David L. Ulin, the book editor for the Los Angeles Times, wrote a wonderful piece, "The lost art of reading," earlier this week. In it, he discusses the challenges that we all face in making time to read and why reading books is still important. Here he recounts his own struggle to sit down to read after a day of being plugged in:
After spending hours reading e-mails and fielding phone calls in the office, tracking stories across countless websites, I find it difficult to quiet down. I pick up a book and read a paragraph, then my mind wanders and I check my e-mail, drift onto the Internet, pace the house before returning to the page. Or I want to do these things but don't. I force myself to remain still, to follow whatever I'm reading until the inevitable moment I give myself over to the flow. Eventually I get there, but some nights it takes 20 pages to settle down. What I'm struggling with is the encroachment of the buzz, the sense that there is something out there that merits my attention, when in fact it's mostly just a series of disconnected riffs and fragments that add up to the anxiety of the age.

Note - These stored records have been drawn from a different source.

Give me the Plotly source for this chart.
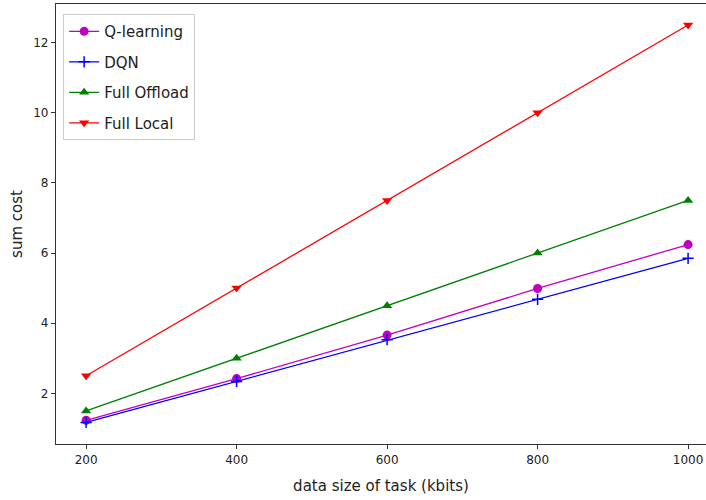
import plotly.graph_objects as go

# Task data sizes (kbits) and the sum cost of each strategy
data_size = [200, 400, 600, 800, 1000]
q_learning = [1.23, 2.42, 3.66, 4.99, 6.24]
dqn = [1.17, 2.34, 3.53, 4.68, 5.85]
full_offload = [1.5, 3.0, 4.5, 6.0, 7.5]
full_local = [2.5, 5.0, 7.5, 10.0, 12.5]

x_ticks = [200, 400, 600, 800, 1000]
y_ticks = [2, 4, 6, 8, 10, 12]

series = [
    ("Q-learning", q_learning, "#BF00BF", dict(symbol="circle", size=9)),
    ("DQN", dqn, "#0000FF", dict(symbol="cross-thin", size=8, line=dict(width=1.5, color="#0000FF"))),
    ("Full Offload", full_offload, "#008000", dict(symbol="triangle-up", size=9)),
    ("Full Local", full_local, "#FF0000", dict(symbol="triangle-down", size=9)),
]

fig = go.Figure()
for name, vals, color, marker in series:
    fig.add_trace(go.Scatter(
        x=data_size, y=vals, name=name, mode="lines+markers", legendgroup=name,
        line=dict(color=color, width=1.3),
        marker=dict(color=color, **marker),
    ))

axis_style = dict(
    showgrid=False, zeroline=False, showline=True, linecolor="#333333", linewidth=1.2,
    ticks="outside", ticklen=4, tickcolor="#333333",
    tickfont=dict(family="DejaVu Sans", size=12, color="#222222"),
)

fig.update_layout(
    width=706, height=500,
    margin=dict(l=56, r=0, t=4, b=56),
    paper_bgcolor="white", plot_bgcolor="white",
    showlegend=True,
    legend=dict(
        x=0.011, y=0.977, xanchor="left", yanchor="top",
        bgcolor="rgba(255,255,255,0.9)", bordercolor="#cccccc", borderwidth=1,
        font=dict(family="DejaVu Sans", size=15, color="#222222"),
        tracegroupgap=8,
    ),
    xaxis=dict(
        range=[160, 1023.8], tickvals=x_ticks, mirror=True,
        title=dict(text="data size of task (kbits)", font=dict(family="DejaVu Sans", size=15, color="#222222"), standoff=14),
        **axis_style,
    ),
    yaxis=dict(
        range=[0.556, 13.1], tickvals=y_ticks, mirror=False,
        title=dict(text="sum cost", font=dict(family="DejaVu Sans", size=15, color="#222222"), standoff=6),
        **axis_style,
    ),
)

fig.write_html("out.html")
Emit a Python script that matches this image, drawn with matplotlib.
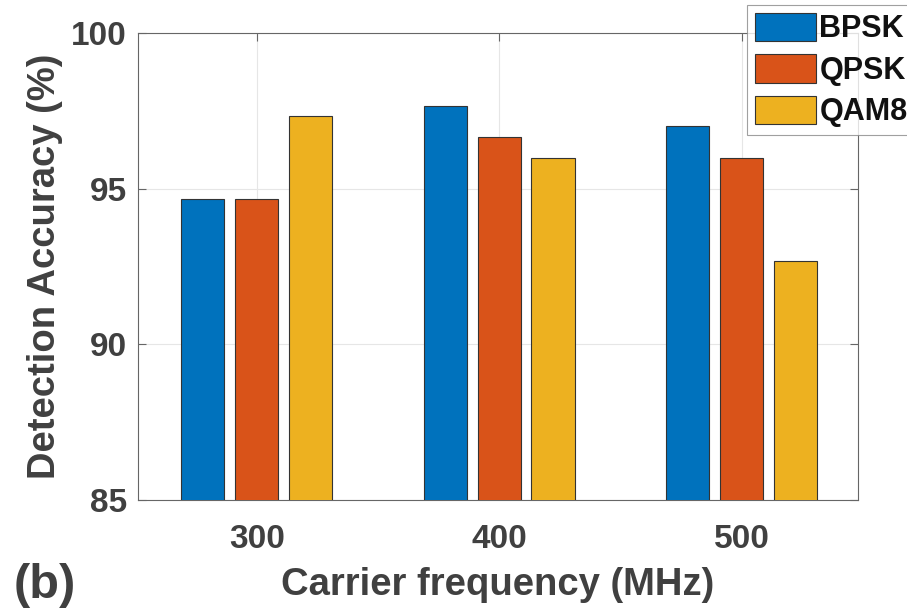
import numpy as np
import matplotlib.pyplot as plt

# dados
freqs = ["300", "400", "500"]
bpsk = [94.67, 97.67, 97.0]
qpsk = [94.67, 96.67, 96.0]
qam8 = [97.33, 96.0, 92.67]
series = ["BPSK", "QPSK", "QAM8"]
cores = ["#0072BD", "#D95319", "#EDB120"]

plt.rcParams['font.family'] = ['Liberation Sans', 'DejaVu Sans']
plt.rcParams['font.weight'] = 'bold'
texto = "#404040"

fig = plt.figure(figsize=(9.07, 6.1), dpi=100)
ax = fig.add_axes([0.152, 0.180, 0.794, 0.766])

x = np.arange(len(freqs))
largura = 0.178
desloc = 0.222
for k, (vals, nome, cor) in enumerate(zip([bpsk, qpsk, qam8], series, cores)):
    ax.bar(x + (k - 1) * desloc, vals, width=largura, color=cor,
           edgecolor="#333333", linewidth=0.8, label=nome, zorder=3)

ax.set_xlim(-0.49, 2.48)
ax.set_ylim(85, 100)
ax.set_yticks([85, 90, 95, 100])
ax.set_xticks(x)
ax.set_xticklabels(freqs)
ax.grid(True, color="#e6e6e6", linewidth=0.8, zorder=0)
ax.tick_params(direction="in", length=6, width=0.8, colors="#666666",
               labelcolor=texto, labelsize=24, top=True, right=True)
ax.tick_params(axis="x", pad=17)
ax.tick_params(axis="y", pad=8)
for lab in ax.get_xticklabels() + ax.get_yticklabels():
    lab.set_fontweight("bold")
for s in ax.spines.values():
    s.set_color("#666666")
    s.set_linewidth(0.8)

ax.set_xlabel("Carrier frequency (MHz)", fontsize=27.5, fontweight="bold", color=texto, labelpad=9)
ax.set_ylabel("Detection Accuracy (%)", fontsize=27.5, fontweight="bold", color=texto, labelpad=6)

fig.text(0.015, 0.0197, "(b)", fontsize=35, fontweight="bold", color=texto, va="baseline")

leg = fig.legend(loc="upper left", bbox_to_anchor=(0.8236, 0.992), fontsize=22,
                 frameon=True, fancybox=False, handlelength=2.0, handleheight=1.05,
                 labelspacing=0.33, borderpad=0.25, handletextpad=0.12,
                 borderaxespad=0)
leg.get_frame().set_edgecolor("#888888")
leg.get_frame().set_linewidth(0.8)
for t in leg.get_texts():
    t.set_fontweight("bold")
    t.set_color("#111111")

fig.savefig("out.png", dpi=100)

As for why books remain relevant, he writes:
Reading is an act of contemplation, perhaps the only act in which we allow ourselves to merge with the consciousness of another human being. We possess the books we read, animating the waiting stillness of their language, but they possess us also, filling us with thoughts and observations, asking us to make them part of ourselves. … Books enlarge us by giving direct access to experiences not our own. In order for this to work, however, we need a certain type of silence, an ability to filter out the noise.
What an elegant argument for pushing through the din and curling up with a good old-fashioned book. Do make the time to read the full article, and let us know if you have any tricks for quieting down to read, write and reflect.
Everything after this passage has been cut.